Vicky’s Travels
by Vicky Shepherd

The IOA Organ Congress 2002 in Paris was my first Congress. I have always looked at the Congresses and thought I would like to go. I was able to persuade Gilbert, my husband, to come with me, even though he said he was coming to keep an eye on me! We travelled early in the day from Ashford and we had time to look round Gentilly, the area where we were staying which was in the south of Paris. We were staying in a different hotel from Brian Moore and we had the advantage of having a very early unrushed breakfast, so we could explore Paris before the first of the Church visits. It was very hot for our five days there but our Metro tickets could also be used on Paris’s excellent buses so we could see more of Paris and miss all those flights of stairs!


We arrived late for the first visit having wandered too far on our sightseeing so we made sure we were well on time for the rest! The churches were vast and it was wonderful to hear the masterpieces (which Brian has written about so eloquently in this journal). My favourite was Frédéric Blanc’s church, Notre Dame d’Auteil. It was near Paris’s Statue of Liberty just beyond The Eiffel Tower. The journey by bus was fabulous all along The Seine on bus 62! The church had a warm feel to it and I felt God was really there! Frédéric’s playing was superb, I thought it the best because his playing was clear and full of vitality. He started with my favourite organ piece, Carillon de Westminster, Vierne, Pomp and Circumstance March No. 4 Elgar and finished with a marvellous improvisation which included Our National Anthem. Frédéric had a warm personality and made us all feel very welcome in Paris. It was an excellent tour and we visited areas where we had not been on previous visits and of course heard fabulous music.

Thank you to KCOA. members who played it and Ospringe’s organ for Faversham’s “Open House Scheme” and Ospringe’s Flower Festival. It was all greatly appreciated and I am being asked when it is going to be played again by those fine people.

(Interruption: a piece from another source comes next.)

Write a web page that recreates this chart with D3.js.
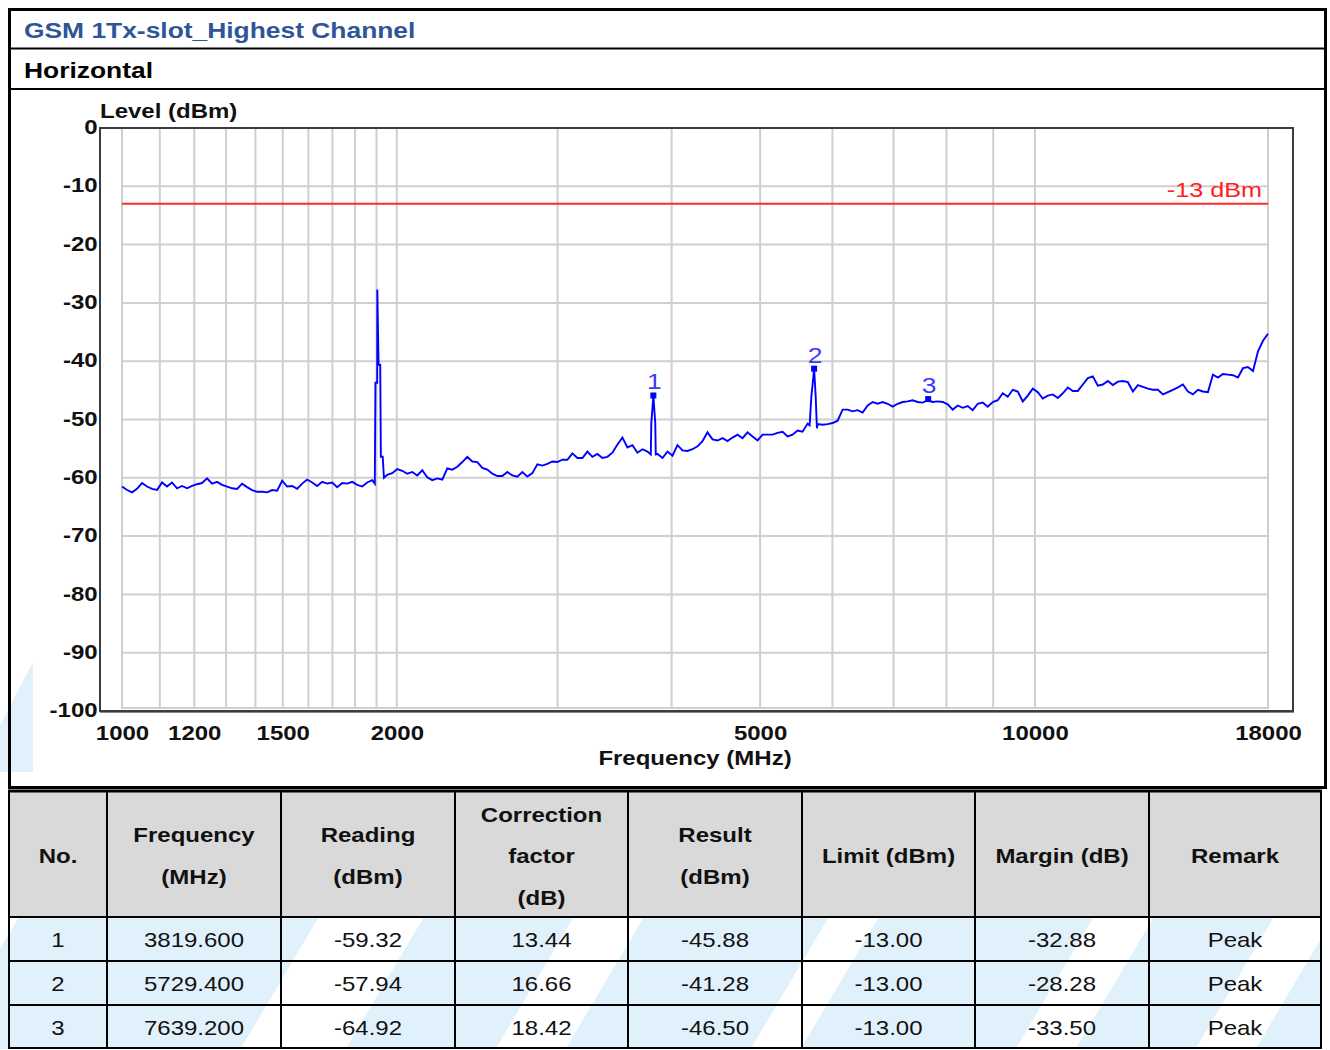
<!DOCTYPE html>
<html>
<head>
<meta charset="utf-8">
<script src="https://cdn.jsdelivr.net/npm/d3@7"></script>
<style>
  body { margin: 0; background: #fff; }
  text { font-family: "Liberation Sans", Arial, sans-serif; }
</style>
</head>
<body>
<svg id="page" width="1330" height="1050"></svg>
<script>
/* global d3 */

// ---- data ----
var chartTitle = "GSM 1Tx-slot_Highest Channel",
  polarization = "Horizontal",
  sweepStart = 1000,
  sweepStop = 18000;

// trace levels (dBm), one per sweep point
var sweepLevels = [
  -61.5,-62.1,-62.5,-61.9,-60.9,-61.5,-61.9,-62.1,-60.8,-61.5,
  -60.8,-61.8,-61.4,-61.8,-61.4,-61.1,-60.9,-60.1,-61.0,-60.7,
  -61.2,-61.5,-61.8,-61.9,-61.0,-61.6,-62.1,-62.4,-62.4,-62.5,
  -62.1,-62.2,-60.5,-61.5,-61.4,-61.9,-61.0,-60.3,-60.8,-61.4,
  -60.7,-61.0,-60.8,-61.6,-60.9,-61.0,-60.7,-61.2,-61.5,-60.8,
  -60.4,-43.7,-56.4,-59.5,-59.2,-58.5,
  -58.8,-59.3,-59.0,-59.6,-58.7,-59.9,-60.4,-60.1,-60.3,-58.4,
  -58.6,-58.1,-57.3,-56.4,-57.2,-57.3,-58.3,-58.6,-59.3,-59.7,
  -59.7,-59.0,-59.6,-59.8,-59.0,-59.8,-59.2,-57.7,-57.9,-57.6,
  -57.2,-57.3,-56.9,-56.9,-55.8,-56.6,-56.6,-55.5,-56.4,-55.9,
  -56.6,-56.4,-55.7,-54.3,-53.1,-54.8,-54.4,-55.7,-55.1,-55.5,
  -48.0,
  -55.9,-56.6,-55.5,-56.2,-54.4,-55.3,-55.4,-55.1,-54.6,
  -53.7,-52.2,-53.4,-53.6,-53.2,-53.7,-53.1,-52.6,-53.2,-52.2,
  -52.9,-53.6,-52.6,-52.6,-52.6,-52.3,-52.1,-52.9,-52.6,-51.9,-52.1,-50.7,
  -44.0,
  -50.8,-50.9,-50.8,-50.6,-50.2,-48.3,-48.3,-48.6,-48.4,-48.8,
  -47.6,-47.0,-47.3,-47.0,-47.3,-47.8,-47.3,-47.0,-46.9,-46.7,
  -47.0,-47.1,-46.7,-47.0,-46.9,-47.0,-47.4,-48.3,-47.6,-48.0,
  -47.7,-48.4,-47.3,-47.1,-47.8,-47.0,-46.7,-45.5,-46.1,-44.9,
  -45.2,-46.9,-45.9,-44.7,-45.3,-46.4,-45.9,-45.7,-46.3,-45.5,
  -44.5,-45.1,-45.1,-44.0,-42.9,-42.6,-44.2,-44.0,-43.4,-44.1,
  -43.5,-43.4,-43.6,-45.2,-44.1,-44.4,-44.7,-44.9,-44.9,-45.7,
  -45.3,-44.9,-44.5,-44.0,-45.2,-45.7,-44.9,-45.2,-45.3,-42.3,
  -42.8,-42.2,-42.3,-42.4,-42.8,-41.2,-41.0,-41.7,-38.3,-36.5,-35.3
];

// extra points around the carrier and its harmonics
var spurFreq = [1892, 1895, 1904, 1910, 1918, 1921, 1930, 1936,
  3795, 3800, 3819.6, 3838, 3843,
  5665, 5690, 5729.4, 5752, 5770];
var spurLevel = [-61, -43.7, -27.7, -40.6, -40.6, -56.4, -56.4, -60,
  -56, -50.6, -45.88, -50.6, -56,
  -51, -46, -41.28, -46, -51.5];

var limitLevel = -13;

var xGrid = [1000, 1100, 1200, 1300, 1400, 1500, 1600, 1700, 1800, 1900, 2000,
  3000, 4000, 5000, 6000, 7000, 8000, 9000, 10000, 18000];
var xTicks = [1000, 1200, 1500, 2000, 5000, 10000, 18000];
var yTicks = [0, -10, -20, -30, -40, -50, -60, -70, -80, -90, -100];

// marker table
var markerNo = [1, 2, 3];
var markerFreq = [3819.6, 5729.4, 7639.2];
var markerReading = [-59.32, -57.94, -64.92];
var markerFactor = [13.44, 16.66, 18.42];
var markerResult = [-45.88, -41.28, -46.50];
var markerMargin = [-32.88, -28.28, -33.50];
var markerRemark = ["Peak", "Peak", "Peak"];
var tableHeader = [["No."], ["Frequency", "(MHz)"], ["Reading", "(dBm)"],
  ["Correction", "factor", "(dB)"], ["Result", "(dBm)"], ["Limit (dBm)"],
  ["Margin (dB)"], ["Remark"]];

// ---- layout ----
var sx = 1.2;   // the report's text is drawn a bit wide
var svg = d3.select("#page");

function label(g, x, y, str, o) {
  o = o || {};
  return g.append("text")
    .attr("transform", "translate(" + x + "," + y + ") scale(" + sx + ",1)")
    .attr("text-anchor", o.anchor || "start")
    .attr("font-size", o.size || 20)
    .attr("font-weight", o.weight || "normal")
    .attr("fill", o.color || "#000")
    .text(str);
}

svg.append("rect").attr("width", 1330).attr("height", 1050).attr("fill", "#fff");

// faint watermark behind the report
var wm = svg.append("g").attr("fill", "#e1f1fc");
wm.append("path").attr("d", "M0,725 L33,662 L33,772 L0,772 Z");
var defs = svg.append("defs");
defs.append("clipPath").attr("id", "rowsClip")
  .append("rect").attr("x", 0).attr("y", 917).attr("width", 1322).attr("height", 132);
var bands = [[-60, 300], [345, 150], [565, 185], [800, 215], [1075, 120], [1255, 80]];
svg.append("g").attr("clip-path", "url(#rowsClip)").attr("fill", "#e1f1fc")
  .selectAll("path").data(bands).enter().append("path")
  .attr("d", function(b) {
    return "M" + b[0] + ",1050 L" + (b[0] + 80) + ",915 L" + (b[0] + 80 + b[1]) + ",915 L" + (b[0] + b[1]) + ",1050 Z";
  });

// ---- report frame ----
var frame = svg.append("g").attr("stroke", "#000").attr("fill", "none");
frame.append("rect").attr("x", 9.5).attr("y", 9.5).attr("width", 1316).attr("height", 778).attr("stroke-width", 3);
frame.append("line").attr("x1", 9).attr("x2", 1326).attr("y1", 48.5).attr("y2", 48.5).attr("stroke-width", 2);
frame.append("line").attr("x1", 9).attr("x2", 1326).attr("y1", 89).attr("y2", 89).attr("stroke-width", 2);

label(svg, 24, 38, chartTitle, {size: 22, weight: "bold", color: "#2f5597"});
label(svg, 24, 78, polarization, {size: 22, weight: "bold"});

// ---- spectrum plot ----
var x = d3.scaleLog().domain([sweepStart, sweepStop]).range([122, 1268]);
var y = d3.scaleLinear().domain([-100, 0]).range([711, 128]);

var plot = svg.append("g");

plot.append("g").attr("stroke", "#cfcfcf").attr("stroke-width", 2)
  .selectAll("line.v").data(xGrid).enter().append("line")
  .attr("x1", function(d) { return x(d); }).attr("x2", function(d) { return x(d); })
  .attr("y1", y(0) + 1).attr("y2", y(-100) - 2);

plot.append("g").attr("stroke", "#cfcfcf").attr("stroke-width", 2)
  .selectAll("line.h").data(yTicks).enter().append("line")
  .attr("x1", x(sweepStart)).attr("x2", x(sweepStop))
  .attr("y1", function(d) { return y(d) - (d === -100 ? 3 : 0); })
  .attr("y2", function(d) { return y(d) - (d === -100 ? 3 : 0); });

plot.append("rect").attr("x", 100).attr("y", y(0)).attr("width", 1193).attr("height", y(-100) - y(0))
  .attr("fill", "none").attr("stroke", "#3c3c3c").attr("stroke-width", 2);
plot.append("line").attr("x1", 100).attr("x2", 1294).attr("y1", y(-100) + 1.5).attr("y2", y(-100) + 1.5)
  .attr("stroke", "#8a8a8a").attr("stroke-width", 1);

// limit line
plot.append("line").attr("x1", x(sweepStart)).attr("x2", x(sweepStop))
  .attr("y1", y(limitLevel)).attr("y2", y(limitLevel))
  .attr("stroke", "#ff2a2a").attr("stroke-width", 2);
label(plot, 1262, y(limitLevel) - 7, limitLevel + " dBm", {anchor: "end", size: 21, color: "#ff2020"});

// trace: log-spaced sweep points plus the spur points
var n = sweepLevels.length;
var trace = sweepLevels.map(function(v, i) {
  return [sweepStart * Math.pow(sweepStop / sweepStart, i / (n - 1)), v];
});
spurFreq.forEach(function(f, i) { trace.push([f, spurLevel[i]]); });
trace.sort(function(a, b) { return a[0] - b[0]; });

var line = d3.line()
  .x(function(d) { return x(d[0]); })
  .y(function(d) { return y(d[1]); });

plot.append("path").datum(trace)
  .attr("d", line)
  .attr("fill", "none")
  .attr("stroke", "#0000ff")
  .attr("stroke-width", 1.9)
  .attr("stroke-linejoin", "miter");

// markers
var mk = plot.selectAll("g.marker").data(markerNo).enter().append("g").attr("class", "marker");
mk.append("rect")
  .attr("x", function(d, i) { return x(markerFreq[i]) - 3; })
  .attr("y", function(d, i) { return y(markerResult[i]) - 3; })
  .attr("width", 6).attr("height", 6).attr("fill", "#0000ff");
mk.each(function(d, i) {
  label(d3.select(this), x(markerFreq[i]) + 1, y(markerResult[i]) - 6, String(d), {anchor: "middle", size: 22, color: "#3a3aff"});
});

// axes
var yAxis = plot.append("g").attr("transform", "translate(100,0)")
  .call(d3.axisLeft(y).tickValues(yTicks).tickFormat(String).tickSize(0).tickPadding(2));
var xAxis = plot.append("g").attr("transform", "translate(0," + y(-100) + ")")
  .call(d3.axisBottom(x).tickValues(xTicks).tickFormat(String).tickSize(0).tickPadding(15));
[yAxis, xAxis].forEach(function(a) {
  a.select(".domain").remove();
  a.selectAll("text")
    .attr("font-family", "'Liberation Sans', Arial, sans-serif")
    .attr("font-size", 20).attr("font-weight", "bold").attr("fill", "#111")
    .attr("transform", "scale(" + sx + ",1)");
});
yAxis.selectAll("text").attr("dy", "0.28em");

label(plot, 100, 118, "Level (dBm)", {size: 20, weight: "bold", color: "#111"});
label(plot, (x(sweepStart) + x(sweepStop)) / 2, 765, "Frequency (MHz)", {anchor: "middle", size: 20, weight: "bold", color: "#111"});

// ---- marker table ----
var colX = [9, 107, 281, 455, 628, 802, 975, 1149, 1321];
var rowY = [791, 917, 961, 1005, 1048];
var table = svg.append("g");

table.append("rect").attr("x", colX[0]).attr("y", rowY[0])
  .attr("width", colX[8] - colX[0]).attr("height", rowY[1] - rowY[0]).attr("fill", "#d9d9d9");

var rows = markerNo.map(function(d, i) {
  return [String(d), markerFreq[i].toFixed(3), markerReading[i].toFixed(2),
    markerFactor[i].toFixed(2), markerResult[i].toFixed(2), limitLevel.toFixed(2),
    markerMargin[i].toFixed(2), markerRemark[i]];
});

tableHeader.forEach(function(lines, c) {
  var cx = (colX[c] + colX[c + 1]) / 2,
    cy = (rowY[0] + rowY[1]) / 2 + 2,
    step = 41.5,
    top = cy - (lines.length - 1) * step / 2;
  lines.forEach(function(s, k) {
    label(table, cx, top + k * step + 7, s, {anchor: "middle", size: 20, weight: "bold", color: "#111"});
  });
});

rows.forEach(function(r, ri) {
  var cy = (rowY[ri + 1] + rowY[ri + 2]) / 2;
  r.forEach(function(s, c) {
    label(table, (colX[c] + colX[c + 1]) / 2, cy + 8, s, {anchor: "middle", size: 20, color: "#111"});
  });
});

var tl = table.append("g").attr("stroke", "#000").attr("stroke-width", 2);
tl.selectAll("line.c").data(colX).enter().append("line")
  .attr("x1", function(d) { return d; }).attr("x2", function(d) { return d; })
  .attr("y1", rowY[0]).attr("y2", rowY[4]);
tl.selectAll("line.r").data(rowY).enter().append("line")
  .attr("x1", colX[0] - 1).attr("x2", colX[8] + 1)
  .attr("y1", function(d) { return d; }).attr("y2", function(d) { return d; })
  .attr("stroke-width", function(d, i) { return i === 0 ? 3 : 2; });
</script>
</body>
</html>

The Faversham Almshouse’s Chapel Willis Organ.

It now has a second manual with delightful stops and is playable, but as I write is not quite finished, but I am sure will be by the time this is in print. If anyone would like to see and play it do let me know. In the spring the trustees, of whom I am one, are planning a big dedication and I hope to organise a few concerts for the locals and residents during the summer.


St. Peter’s and St. Paul’s Church, Ospringe, welcomed Dr. David Flood, organist of Canterbury Cathedral and our own lovely Soprano, Mrs. Gill Wilson on Friday, 27th September 2002. David opened his recital with Vierne’s Carillon de Westminster and we listened to the Big Ben chimes ringing out from the pedal board! David gave us things to listen for in the pieces he played, Bach’s Fantasia in G, Pachelbel’s Canon in D, Gigout’s Toccata in B Minor, Cesar Franck’s Prelude, Fugue and Variation. Then from these sublime pieces to quite the opposite and by special request from Michael Croucher, Lefebure-Wely’s Sortie in E Flat, followed by the grand Elgar’s Pomp and Circumstance March in No. 4 (not the Land of Hope and Glory one!) and finishing with the sparkling Widor’s Toccata, Symphony No.5. Gill Wilson sparkled too as she sang with verdure clad from Creation by Haydn and Exultate Jubilate by Mozart. The concert lasted some seventy-five minutes played on our lovely 1870 organ. David was presented with samples of our local farmer’s produce and we raised £310.00 for the organ fund. It was good to welcome friends from the KCOA who were not only impressed with David’s playing but also his programme.